Being Badass

I wrote this months ago and never posted it, because I couldn’t tell if it was a joke or not. I still can’t tell – I’ll leave it up to you.

A while ago Midnight and I were joking around, and she asked me what my secret was – “How can you be so badass?” Needless to say, I cracked up immediately. But I did start thinking about it, and I realized that I actually do know the rules.

There are two Cardinal Laws of Badassery, and you only need to follow one. (If you are truly spectacular, you may even be able to pull off both.)
1) Be so frickin scary no one messes with you
2) Know how to laugh at yourself

Then there are two . . . sublaws, not quite as important but still useful:
3) No situation is awkward unless you say so
4) Be yourself – or at least be consistent

So.
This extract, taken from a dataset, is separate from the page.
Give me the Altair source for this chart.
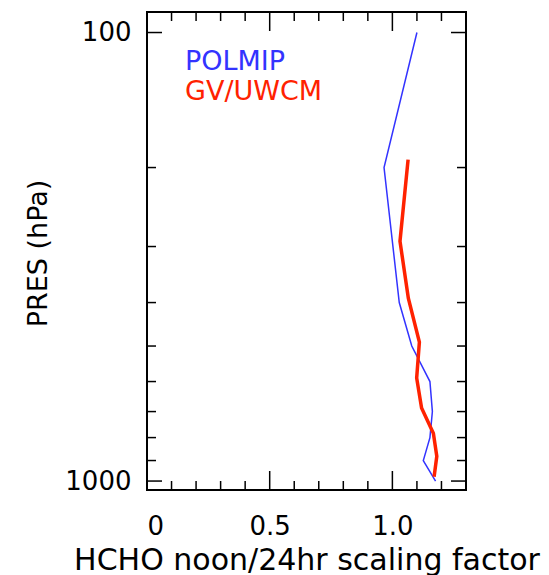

Here we go:

1) Be so frickin scary no one messes with you
This is definitely the easiest way to go for fictional characters, but in real life (and frequently in fiction), it is nigh impossible to pull this off properly. You end up just being a jerk, and no one likes a jerk. Part of being badass is that you are cool. People Brutalmay hate you a little, or even a lot, but they admire and respect you as well. No one respects a playground bully. However, if you adhere to a strict code of honor and are rigorously fair and all that jazz, it will often work, and you can be Shogun. The main problem is that you can always be outclassed by someone badder than you. There is no exception.

2) Know how to laugh at yourself
This one is much harder, because laughing at yourself is a hard skill to acquire. (Note that I do not mean laughing at your own jokes.) Once you’ve got it, though, and if you can maintain it, you are bulletproof for all time. Your detractors can mock you as much as they want; if you mock right along with them, they look stupid and you look like the bigger man. Everyone in the room can be laughing at you, but if you laugh with them the joke is suddenly on the mockers. This will often gain you respect, as people realize you are stronger – and cooler – than they expected. Bonus points if the mockers get all flustered and start shouting, because then all you have to do is keep grinning. Even more bonus points if you’re polite and sympathetic (and maybe just the tiniest bit patronizing – don’t overdo it) as they turn apoplectic and incoherent. (Make sure you actually are in a public place with some sort of authority to stop things if it gets physical, or else make sure you know karate.)

In other words, the main point is to keep your cool. Cutting wit is a definite advantage, but should be used carefully as it can make you just as much of a bully. This Cardinal Law is much more practical in everyday life, as it’s more conducive to actually having friends and such and doesn’t require Mad Ninja Skills. It’s also much harder to be outclassed by someone who’s badder than you, because you’ll probably just end up grinning at each other and going out for ice cream – especially if you follow the rule of Do Not Do Unto Others Until They Have Done Unto You, also known as Don’t Be the One Who Started It.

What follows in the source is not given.